Look Ma, No Servers!

Remember yelling “Look ma, no hands!” right before eating pavement? That’s our AWS Glue story.

We adopted serverless expecting less infrastructure work. Instead, we spent months debugging Linux OOM killers, YARN memory limits, and orphaned ENIs — without visibility into actual servers.

The pitch was clear: no patching, no capacity planning, no servers to babysit. Hand the undifferentiated heavy lifting to AWS and focus on the data. We bought it.

What we got was the same constraints with none of the visibility. The servers are still there — AWS just hides them behind a managed abstraction. ENIs still expire on an undocumented schedule. Disk still runs out in ways the console won’t show you. Memory still gets killed at limits that don’t appear in the documentation.
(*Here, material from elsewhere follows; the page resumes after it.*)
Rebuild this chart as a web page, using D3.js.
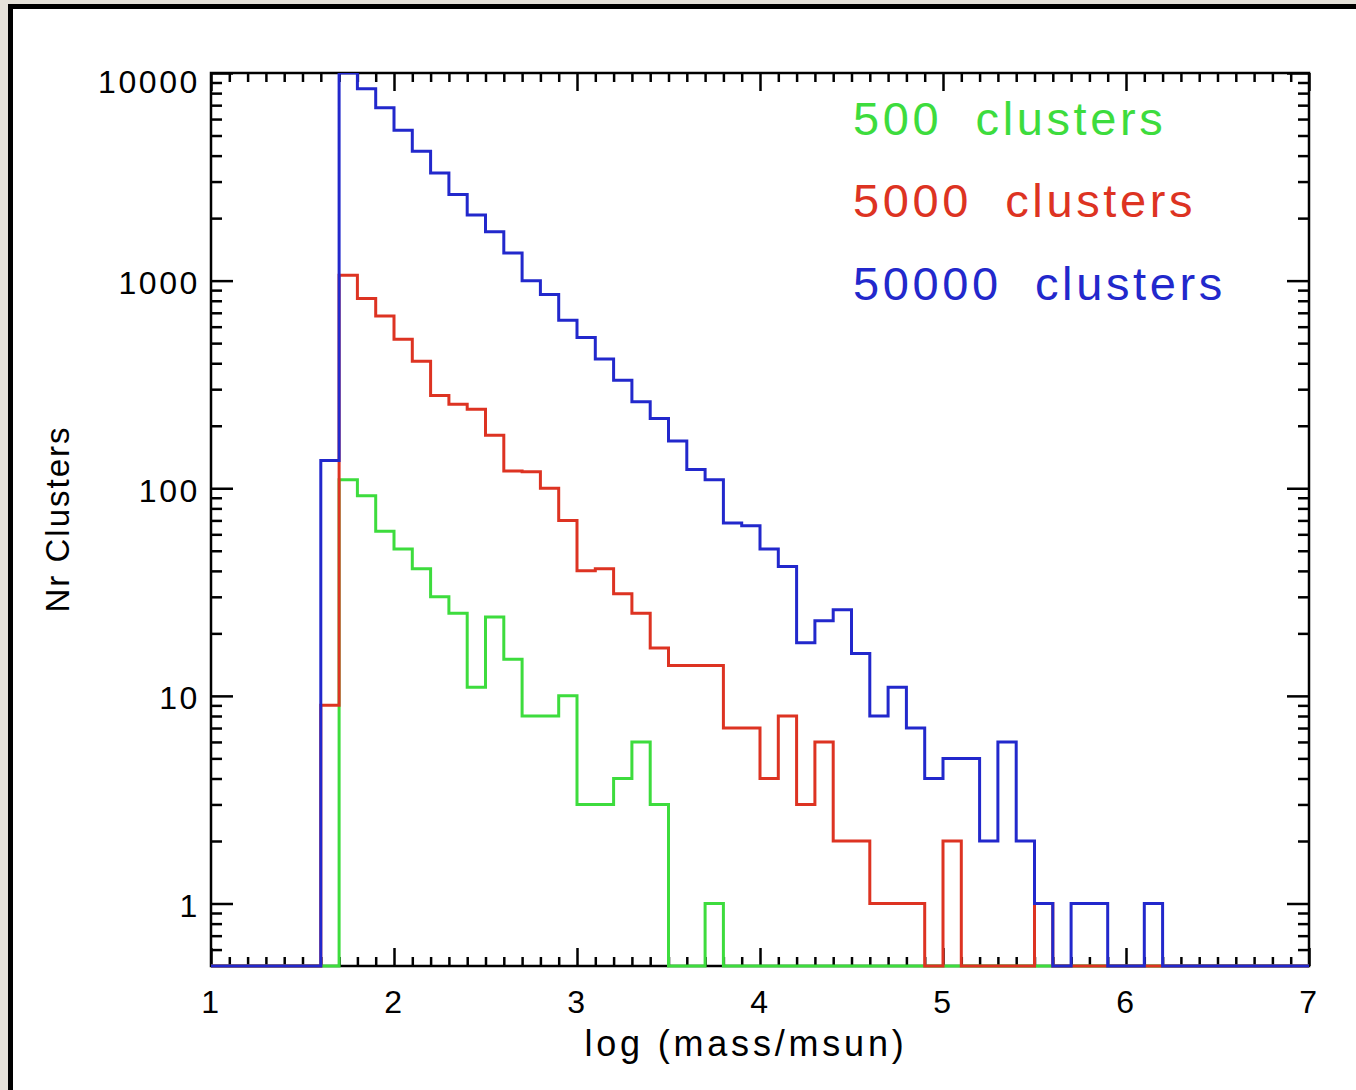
<!DOCTYPE html>
<html>
<head>
<meta charset="utf-8">
<script src="https://cdn.jsdelivr.net/npm/d3@7"></script>
<style>
    body { margin: 0; background: #e5e1d9; }
    text { font-family: "Liberation Sans", Arial, sans-serif; }
</style>
</head>
<body>
<script>
// lower edges of the 0.1 dex bins, 1.0 .. 6.9
var binStarts = [1.0, 1.1, 1.2, 1.3, 1.4, 1.5, 1.6, 1.7, 1.8, 1.9,
                 2.0, 2.1, 2.2, 2.3, 2.4, 2.5, 2.6, 2.7, 2.8, 2.9,
                 3.0, 3.1, 3.2, 3.3, 3.4, 3.5, 3.6, 3.7, 3.8, 3.9,
                 4.0, 4.1, 4.2, 4.3, 4.4, 4.5, 4.6, 4.7, 4.8, 4.9,
                 5.0, 5.1, 5.2, 5.3, 5.4, 5.5, 5.6, 5.7, 5.8, 5.9,
                 6.0, 6.1, 6.2, 6.3, 6.4, 6.5, 6.6, 6.7, 6.8, 6.9];
var binWidth = 0.1;

var counts500 = [0, 0, 0, 0, 0, 0, 0, 110, 92, 62,
                 51, 41, 30, 25, 11, 24, 15, 8, 8, 10,
                 3, 3, 4, 6, 3, 0, 0, 1, 0, 0,
                 0, 0, 0, 0, 0, 0, 0, 0, 0, 0,
                 0, 0, 0, 0, 0, 0, 0, 0, 0, 0,
                 0, 0, 0, 0, 0, 0, 0, 0, 0, 0];

var counts5000 = [0, 0, 0, 0, 0, 0, 9, 1060, 820, 676,
                  522, 409, 280, 254, 240, 180, 121, 120, 100, 70,
                  40, 41, 31, 25, 17, 14, 14, 14, 7, 7,
                  4, 8, 3, 6, 2, 2, 1, 1, 1, 0,
                  2, 0, 0, 0, 0, 1, 0, 0, 0, 0,
                  0, 0, 0, 0, 0, 0, 0, 0, 0, 0];

var counts50000 = [0, 0, 0, 0, 0, 0, 136, 12000, 8400, 6800,
                   5300, 4200, 3300, 2600, 2070, 1720, 1360, 1000, 857, 645,
                   532, 419, 331, 261, 217, 169, 123, 110, 68, 66,
                   51, 42, 18, 23, 26, 16, 8, 11, 7, 4,
                   5, 5, 2, 6, 2, 1, 0, 1, 1, 0,
                   0, 1, 0, 0, 0, 0, 0, 0, 0, 0];

var seriesNames = ["500  clusters", "5000  clusters", "50000  clusters"];
var seriesColors = ["#3ddc3d", "#dd3322", "#2228cc"];

var xMajor = [1, 2, 3, 4, 5, 6, 7];
var yMajor = [1, 10, 100, 1000, 10000];
var yMajorLabels = ["1", "10", "100", "1000", "10000"];

var width = 1356;
var height = 1090;
var plotLeft = 211, plotRight = 1309, plotTop = 73, plotBottom = 966;

var svg = d3.select("body")
    .append("svg")
    .attr("width", width)
    .attr("height", height);

// white panel with black frame
svg.append("rect")
    .attr("x", 10.5)
    .attr("y", 6.5)
    .attr("width", width)
    .attr("height", height)
    .attr("fill", "white")
    .attr("stroke", "black")
    .attr("stroke-width", 5);

var xScale = d3.scaleLinear()
    .domain([1, 7])
    .range([plotLeft, plotRight]);

var yScale = d3.scaleLog()
    .domain([0.5, 10000])
    .range([plotBottom, plotTop])
    .clamp(true);

var yPos = (v) => v <= 0 ? yScale(0.5) : yScale(v);

// minor tick values
var xMinor = d3.range(10, 70).filter((v) => v % 10 != 0).map((v) => v / 10);
var yMinor = [];
[0.1, 1, 10, 100, 1000].forEach((dec) => {
    for (let m = 2; m <= 9; m++) {
        let v = m * dec;
        if (v > 0.5 && v < 10000) yMinor.push(v);
    }
});

function styleAxis(g) {
    g.select(".domain").remove();
    g.selectAll(".tick line").attr("stroke", "black").attr("stroke-width", 2.5);
    g.selectAll("text")
        .attr("fill", "black")
        .style("font-size", "32px")
        .style("letter-spacing", "2.6px")
        .style("font-family", "'Liberation Sans', Arial, sans-serif");
}

// bottom axis
svg.append("g")
    .attr("transform", "translate(0," + plotBottom + ")")
    .call(d3.axisBottom(xScale).tickValues(xMajor).tickSize(-18).tickPadding(24).tickFormat(d3.format("d")))
    .call(styleAxis);
svg.append("g")
    .attr("transform", "translate(0," + plotBottom + ")")
    .call(d3.axisBottom(xScale).tickValues(xMinor).tickSize(-9).tickFormat(""))
    .call(styleAxis);
// top axis
svg.append("g")
    .attr("transform", "translate(0," + plotTop + ")")
    .call(d3.axisTop(xScale).tickValues(xMajor).tickSize(-18).tickFormat(""))
    .call(styleAxis);
svg.append("g")
    .attr("transform", "translate(0," + plotTop + ")")
    .call(d3.axisTop(xScale).tickValues(xMinor).tickSize(-9).tickFormat(""))
    .call(styleAxis);
// left axis
svg.append("g")
    .attr("transform", "translate(" + plotLeft + ",0)")
    .call(d3.axisLeft(yScale).tickValues(yMajor).tickSize(-22).tickPadding(11)
        .tickFormat((d, i) => yMajorLabels[i]))
    .call(styleAxis)
    .call((g) => g.selectAll("text").attr("dy", (d) => d == 10000 ? "0.6em" : "0.4em"));
svg.append("g")
    .attr("transform", "translate(" + plotLeft + ",0)")
    .call(d3.axisLeft(yScale).tickValues(yMinor).tickSize(-11).tickFormat(""))
    .call(styleAxis);
// right axis
svg.append("g")
    .attr("transform", "translate(" + plotRight + ",0)")
    .call(d3.axisRight(yScale).tickValues(yMajor).tickSize(-22).tickFormat(""))
    .call(styleAxis);
svg.append("g")
    .attr("transform", "translate(" + plotRight + ",0)")
    .call(d3.axisRight(yScale).tickValues(yMinor).tickSize(-11).tickFormat(""))
    .call(styleAxis);

// plot box
svg.append("rect")
    .attr("x", plotLeft)
    .attr("y", plotTop)
    .attr("width", plotRight - plotLeft)
    .attr("height", plotBottom - plotTop)
    .attr("fill", "none")
    .attr("stroke", "black")
    .attr("stroke-width", 2.5);

svg.append("clipPath")
    .attr("id", "plotclip")
    .append("rect")
    .attr("x", plotLeft - 2)
    .attr("y", plotTop)
    .attr("width", plotRight - plotLeft + 4)
    .attr("height", plotBottom - plotTop + 2);

// histogram lines: green, red, blue (blue on top)
var allCounts = [counts500, counts5000, counts50000];

var line = d3.line()
    .x((d) => xScale(d.x))
    .y((d) => yPos(d.y))
    .curve(d3.curveStepAfter);

allCounts.forEach((counts, k) => {
    let pts = binStarts.map((b, i) => ({x: b, y: counts[i]}));
    pts.push({x: binStarts[binStarts.length - 1] + binWidth, y: counts[counts.length - 1]});
    svg.append("path")
        .datum(pts)
        .attr("d", line)
        .attr("fill", "none")
        .attr("stroke", seriesColors[k])
        .attr("stroke-width", 3)
        .attr("clip-path", "url(#plotclip)");
});

// axis titles
svg.append("text")
    .attr("x", 746)
    .attr("y", 1056)
    .attr("text-anchor", "middle")
    .style("font-size", "36px")
    .style("letter-spacing", "3.8px")
    .text("log (mass/msun)");

svg.append("text")
    .attr("transform", "translate(69,519) rotate(-90)")
    .attr("text-anchor", "middle")
    .style("font-size", "33px")
    .style("letter-spacing", "2px")
    .text("Nr Clusters");

// legend text
var legendY = [135, 217, 300];
seriesNames.forEach((name, k) => {
    svg.append("text")
        .attr("x", 853)
        .attr("y", legendY[k])
        .attr("fill", seriesColors[k])
        .style("font-size", "47px")
        .style("letter-spacing", "3.6px")
        .style("white-space", "pre")
        .text(name);
});
</script>
</body>
</html>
Serverless moves the servers out of sight, not out of your problem.

This series documents what we found: the undocumented behaviors, the production failures they caused, and the observability we had to build ourselves to stop being surprised by a service that holds all the signals and shares almost none of them.

In This Series

Part 1: Subnet IP Exhaustion — Investigation

Our daily batch jobs started failing at 7:03 AM with “The specified subnet does not have enough free IP addresses.” Our math showed we had capacity. The subnet disagreed.
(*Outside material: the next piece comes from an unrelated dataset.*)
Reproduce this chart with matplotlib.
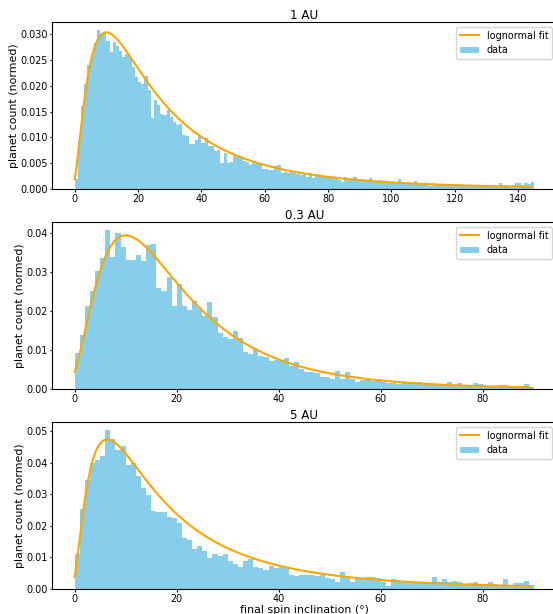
import matplotlib
matplotlib.use("Agg")
import matplotlib.pyplot as plt
import numpy as np

# normalised planet counts in 1-degree bins starting at 0 deg
counts_1au = [
    0.0020, 0.0095, 0.0160, 0.0203, 0.0240, 0.0260, 0.0283, 0.0308, 0.0300, 0.0302,
    0.0287, 0.0266, 0.0284, 0.0276, 0.0267, 0.0256, 0.0262, 0.0254, 0.0237, 0.0216,
    0.0208, 0.0204, 0.0219, 0.0192, 0.0137, 0.0172, 0.0163, 0.0145, 0.0143, 0.0153,
    0.0139, 0.0130, 0.0124, 0.0125, 0.0105, 0.0103, 0.0088, 0.0088, 0.0095, 0.0103,
    0.0090, 0.0098, 0.0083, 0.0083, 0.0074, 0.0075, 0.0050, 0.0070, 0.0051, 0.0053,
    0.0063, 0.0062, 0.0060, 0.0054, 0.0053, 0.0046, 0.0050, 0.0049, 0.0049, 0.0039,
    0.0039, 0.0037, 0.0036, 0.0045, 0.0047, 0.0030, 0.0033, 0.0030, 0.0034, 0.0030,
    0.0029, 0.0027, 0.0029, 0.0024, 0.0030, 0.0021, 0.0029, 0.0027, 0.0026, 0.0024,
    0.0025, 0.0023, 0.0019, 0.0017, 0.0014, 0.0024, 0.0019, 0.0019, 0.0024, 0.0019,
    0.0017, 0.0017, 0.0016, 0.0021, 0.0015, 0.0013, 0.0018, 0.0015, 0.0015, 0.0014,
    0.0014, 0.0014, 0.0019, 0.0012, 0.0012, 0.0011, 0.0012, 0.0015, 0.0010, 0.0011,
    0.0010, 0.0010, 0.0006, 0.0011, 0.0009, 0.0009, 0.0006, 0.0009, 0.0009, 0.0008,
    0.0009, 0.0008, 0.0007, 0.0007, 0.0007, 0.0006, 0.0007, 0.0006, 0.0006, 0.0007,
    0.0006, 0.0005, 0.0006, 0.0006, 0.0012, 0.0007, 0.0007, 0.0006, 0.0008, 0.0011,
    0.0012, 0.0008, 0.0011, 0.0010, 0.0014,
]

counts_03au = [
    0.0092, 0.0139, 0.0213, 0.0253, 0.0303, 0.0338, 0.0409, 0.0340, 0.0402, 0.0366,
    0.0333, 0.0331, 0.0344, 0.0329, 0.0370, 0.0374, 0.0259, 0.0253, 0.0287, 0.0213,
    0.0270, 0.0213, 0.0203, 0.0226, 0.0209, 0.0188, 0.0225, 0.0186, 0.0143, 0.0135,
    0.0128, 0.0148, 0.0132, 0.0096, 0.0090, 0.0103, 0.0085, 0.0083, 0.0073, 0.0075,
    0.0075, 0.0080, 0.0060, 0.0069, 0.0051, 0.0045, 0.0043, 0.0041, 0.0032, 0.0030,
    0.0027, 0.0046, 0.0025, 0.0044, 0.0025, 0.0019, 0.0023, 0.0026, 0.0021, 0.0026,
    0.0019, 0.0016, 0.0015, 0.0013, 0.0015, 0.0015, 0.0012, 0.0017, 0.0012, 0.0010,
    0.0010, 0.0013, 0.0010, 0.0017, 0.0010, 0.0015, 0.0009, 0.0008, 0.0015, 0.0013,
    0.0008, 0.0006, 0.0006, 0.0010, 0.0010, 0.0009, 0.0006, 0.0008, 0.0013, 0.0005,
]

counts_5au = [
    0.0111, 0.0252, 0.0345, 0.0400, 0.0408, 0.0422, 0.0503, 0.0474, 0.0440, 0.0452,
    0.0392, 0.0400, 0.0358, 0.0319, 0.0297, 0.0247, 0.0245, 0.0245, 0.0229, 0.0226,
    0.0208, 0.0160, 0.0155, 0.0127, 0.0136, 0.0121, 0.0099, 0.0111, 0.0104, 0.0110,
    0.0089, 0.0079, 0.0071, 0.0089, 0.0095, 0.0069, 0.0065, 0.0060, 0.0074, 0.0065,
    0.0074, 0.0068, 0.0044, 0.0041, 0.0044, 0.0044, 0.0044, 0.0041, 0.0044, 0.0034,
    0.0032, 0.0023, 0.0053, 0.0040, 0.0023, 0.0036, 0.0036, 0.0039, 0.0037, 0.0034,
    0.0023, 0.0011, 0.0032, 0.0028, 0.0025, 0.0023, 0.0020, 0.0020, 0.0018, 0.0018,
    0.0039, 0.0023, 0.0032, 0.0021, 0.0025, 0.0023, 0.0013, 0.0020, 0.0022, 0.0013,
    0.0015, 0.0022, 0.0016, 0.0013, 0.0032, 0.0013, 0.0019, 0.0020, 0.0025, 0.0012,
]

# lognormal fits: (shape, loc, scale, amplitude, x max)
fit_1au = (0.866, -1.5, 24.3, 1.10, 144.2)
fit_03au = (0.644, -3.5, 20.45, 1.06, 89.3)
fit_5au = (0.89, -1.0, 16.3, 1.157, 89.3)

titles = ["1 AU", "0.3 AU", "5 AU"]


def lognorm(x, s, loc, scale, amp):
    y = x - loc
    return amp * np.exp(-np.log(y / scale) ** 2 / (2 * s ** 2)) / (y * s * np.sqrt(2 * np.pi))


fig = plt.figure(figsize=(5.53, 6.14), dpi=100)
bottoms = [0.6922, 0.3664, 0.0407]
panels = [(counts_1au, fit_1au), (counts_03au, fit_03au), (counts_5au, fit_5au)]

for i, (counts, fit) in enumerate(panels):
    ax = fig.add_axes([0.0935, bottoms[i], 0.9135, 0.272])
    edges = np.arange(len(counts) + 1)
    ax.bar(edges[:-1], counts, width=1, align="edge", color="skyblue",
           linewidth=0, label="data")
    s, loc, scale, amp, xmax = fit
    xs = np.linspace(0, xmax, 400)
    ax.plot(xs, lognorm(xs, s, loc, scale, amp), color="orange", lw=1.5,
            label="lognormal fit")
    ax.set_title(titles[i], fontsize=8.6, pad=2.5)
    ax.set_ylabel("planet count (normed)", fontsize=7.9, labelpad=1.5)
    ax.tick_params(labelsize=6.9, length=1.8, width=0.8)
    ax.tick_params(axis="x", pad=1.8)
    ax.tick_params(axis="y", pad=0.8)
    ax.legend(loc="upper right", fontsize=6.9)
    if i == 2:
        ax.set_xlabel("final spin inclination (\u00b0)", fontsize=7.9, labelpad=1)

fig.savefig("out.png", dpi=100)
The root cause: AWS Glue’s ENI lifecycle extends 60+ minutes past job completion — undocumented, invisible in the console, and compounding with every run. Every job category shared one /26. The launcher was blind to actual subnet state.
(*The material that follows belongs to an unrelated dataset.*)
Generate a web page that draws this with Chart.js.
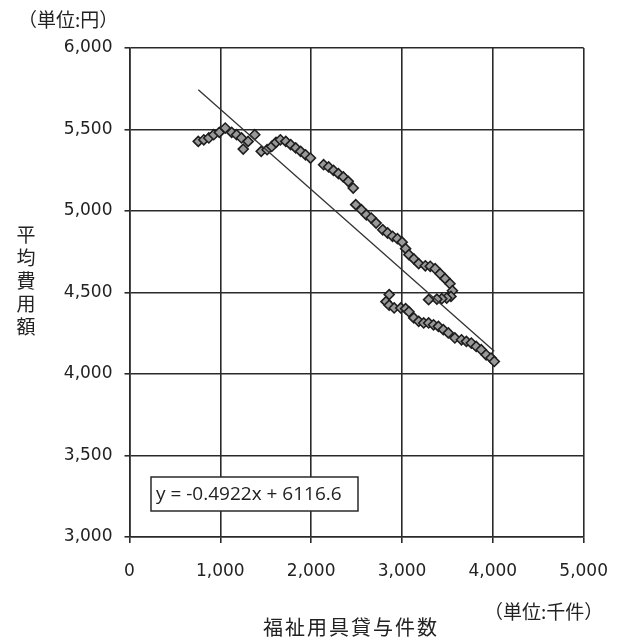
<!DOCTYPE html>
<html>
<head>
<meta charset="utf-8">
<script src="https://cdn.jsdelivr.net/npm/chart.js@4"></script>
<style>
  body { margin: 0; background: #fff; }
  canvas { display: block; }
</style>
</head>
<body>
<canvas id="chart" width="626" height="641"></canvas>
<script>
// 福祉用具貸与件数（千件）
var kensu = [757, 818, 873, 927, 989, 1054, 1125, 1179, 1233, 1306, 1252, 1379,
    1450, 1515, 1566, 1613, 1661, 1721, 1775, 1830, 1884, 1938, 1992,
    2137, 2192, 2246, 2300, 2354, 2408, 2463, 2491, 2553, 2607, 2661, 2715,
    2788, 2842, 2896, 2950, 3002, 3040, 3076, 3130, 3184, 3257, 3311, 3365,
    3420, 3474, 3528, 3555, 3539, 3492, 3438, 3384, 3293,
    2859, 2824, 2859, 2914, 2986, 3040, 3076, 3130, 3184, 3239, 3293, 3347,
    3401, 3455, 3510, 3582, 3655, 3709, 3763, 3817, 3872, 3926, 3980, 4016];
// 平均費用額（円）
var hiyou = [5427, 5437, 5448, 5468, 5482, 5509, 5482, 5468, 5448, 5427, 5380, 5468,
    5366, 5376, 5396, 5421, 5437, 5427, 5407, 5387, 5366, 5345, 5325,
    5284, 5270, 5249, 5229, 5209, 5182, 5141, 5039, 5008, 4977, 4957, 4926,
    4885, 4865, 4845, 4830, 4809, 4769, 4732, 4706, 4677, 4664, 4661, 4646,
    4615, 4585, 4554, 4511, 4476, 4466, 4462, 4459, 4456,
    4487, 4444, 4422, 4405, 4405, 4401, 4382, 4344, 4323, 4313, 4313, 4302,
    4292, 4272, 4252, 4221, 4210, 4200, 4190, 4169, 4149, 4118, 4098, 4077];

// 近似直線
var slope = -0.4922;
var intercept = 6116.6;
var trendLabel = 'y = -0.4922x + 6116.6';

var xTicks = [0, 1000, 2000, 3000, 4000, 5000];
var yTicks = [3000, 3500, 4000, 4500, 5000, 5500, 6000];

var points = [];
for (var i = 0; i < kensu.length; i++) {
    points.push({ x: kensu[i], y: hiyou[i] });
}
var xMin = Math.min.apply(null, kensu);
var xMax = Math.max.apply(null, kensu);
var trend = [
    { x: xMin, y: slope * xMin + intercept },
    { x: xMax, y: slope * xMax + intercept }
];

var lineColor = '#2a2a2a';
var jpFont = '"Noto Sans CJK JP", sans-serif';

var whiteBg = {
    id: 'whiteBg',
    beforeDraw: function(chart) {
        var c = chart.ctx;
        c.save();
        c.fillStyle = '#fff';
        c.fillRect(0, 0, chart.width, chart.height);
        c.restore();
    }
};

var labels = {
    id: 'labels',
    afterDraw: function(chart) {
        var c = chart.ctx;
        c.save();
        c.fillStyle = '#222';
        c.textBaseline = 'middle';

        // 単位
        c.font = '19px ' + jpFont;
        c.textAlign = 'left';
        c.fillText('（単位:円）', 18, 20);
        c.fillText('（単位:千件）', 484, 612);

        // 縦軸タイトル（縦書き）
        c.font = '19px ' + jpFont;
        c.textAlign = 'center';
        var yTitle = '平均費用額';
        for (var k = 0; k < yTitle.length; k++) {
            c.fillText(yTitle[k], 26, 235 + k * 23);
        }

        // 横軸タイトル
        c.font = '20px ' + jpFont;
        c.letterSpacing = '2px';
        c.fillText('福祉用具貸与件数', 351, 627);
        c.letterSpacing = '0px';

        // 近似式ラベル
        var bx = 151, by = 477, bw = 207, bh = 34;
        c.fillStyle = '#fff';
        c.fillRect(bx, by, bw, bh);
        c.strokeStyle = lineColor;
        c.lineWidth = 1.5;
        c.strokeRect(bx, by, bw, bh);
        c.fillStyle = '#222';
        c.font = '19px "Open Sans", sans-serif';
        c.textAlign = 'left';
        c.fillText(trendLabel, bx + 5, by + bh / 2 + 1);
        c.restore();
    }
};

var ctx = document.getElementById('chart').getContext('2d');
var myChart = new Chart(ctx, {
    type: 'scatter',
    data: {
        datasets: [{
            label: '近似直線',
            type: 'line',
            data: trend,
            showLine: true,
            borderColor: '#333',
            borderWidth: 1.3,
            pointRadius: 0,
            fill: false
        }, {
            label: '平均費用額',
            data: points,
            pointStyle: 'rectRot',
            pointRadius: 5,
            backgroundColor: '#999',
            borderColor: '#1e1e1e',
            borderWidth: 1.6
        }]
    },
    options: {
        responsive: false,
        animation: false,
        devicePixelRatio: 1,
        layout: { padding: { left: 0, right: 37, top: 48, bottom: 0 } },
        plugins: {
            legend: { display: false },
            tooltip: { enabled: false }
        },
        scales: {
            x: {
                type: 'linear',
                min: 0,
                max: 5000,
                afterBuildTicks: function(scale) {
                    scale.ticks = xTicks.map(function(v) { return { value: v }; });
                },
                afterFit: function(scale) { scale.height = 641 - 537; },
                grid: { color: lineColor, lineWidth: 1.6, tickLength: 6 },
                border: { color: lineColor, width: 1.6 },
                ticks: {
                    padding: 18,
                    color: '#222',
                    font: { family: 'DejaVu Sans', size: 17 },
                    callback: function(v) { return v.toLocaleString('en-US'); }
                }
            },
            y: {
                type: 'linear',
                min: 3000,
                max: 6000,
                afterBuildTicks: function(scale) {
                    scale.ticks = yTicks.map(function(v) { return { value: v }; });
                },
                afterFit: function(scale) { scale.width = 129.5; },
                grid: { color: lineColor, lineWidth: 1.6, tickLength: 5 },
                border: { color: lineColor, width: 1.6 },
                ticks: {
                    padding: 12,
                    color: '#222',
                    font: { family: 'DejaVu Sans', size: 17 },
                    callback: function(v) { return v.toLocaleString('en-US'); }
                }
            }
        }
    },
    plugins: [whiteBg, labels]
});
</script>
</body>
</html>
Part 2: Subnet IP Exhaustion — Fix

The fix wasn’t more IPs. It was feedback.

Blast radius isolation via subnet splitting — critical batch, non-critical batch, and ad-hoc jobs each trapped in their own /26. Then an adaptive Airflow sensor backed by DynamoDB that reads actual ENI state before each launch, with a rolling-max buffer that learns from observed cleanup lag rather than assuming a static window.

Result: Zero IP exhaustion failures in 90 days. 12 sensor-blocked launches that self-recovered within 10 minutes, no manual intervention.

Part 3: No Space Left on Device — Trap

A G.2X job ran healthy for 48 minutes and 59 seconds, then died: No space left on device. On workers with 128 GB of local disk each. The Glue console showed nothing — no disk utilization metric, no spill volume, no warning before the wall.

S3 Shuffle stopped the bleeding. But it also handed us something AWS never did: the shuffle artifacts themselves, sitting in S3, readable. The files exposed what was actually wrong — 46% empty partitions from an unconfigured default, and a compression codec doing zero work on UUID data where LZ4 can find no repeated patterns. The failure wasn’t about disk size. It was about what was being written to it.

Part 4: No Space Left on Device — Fix

Post 03 identified the trap: 46% empty shuffle partitions from an unconfigured default and a compression codec doing zero work on UUID data. This post applies the fix — five Spark configuration changes that cut shuffle bytes written to S3 by 50%, from 267.9 GB to 133.0 GB per run. No infrastructure changes, no scaling. Just defaults that were always wrong for the workload.

What Every Post Covers

Each post follows the same shape:

The failure — what broke, when, how it presented
The investigation — the queries and signals we had to build to see what was happening
The root cause — the undocumented behavior or hidden constraint
The fix — architectural changes and observability improvements
The results — before/after metrics proving the fix held

If you’ve ever stared at a Glue failure wondering why AWS won’t just tell you what’s wrong, this series is for you.

Every managed service has an observability gap. Finding it is part of operating the service.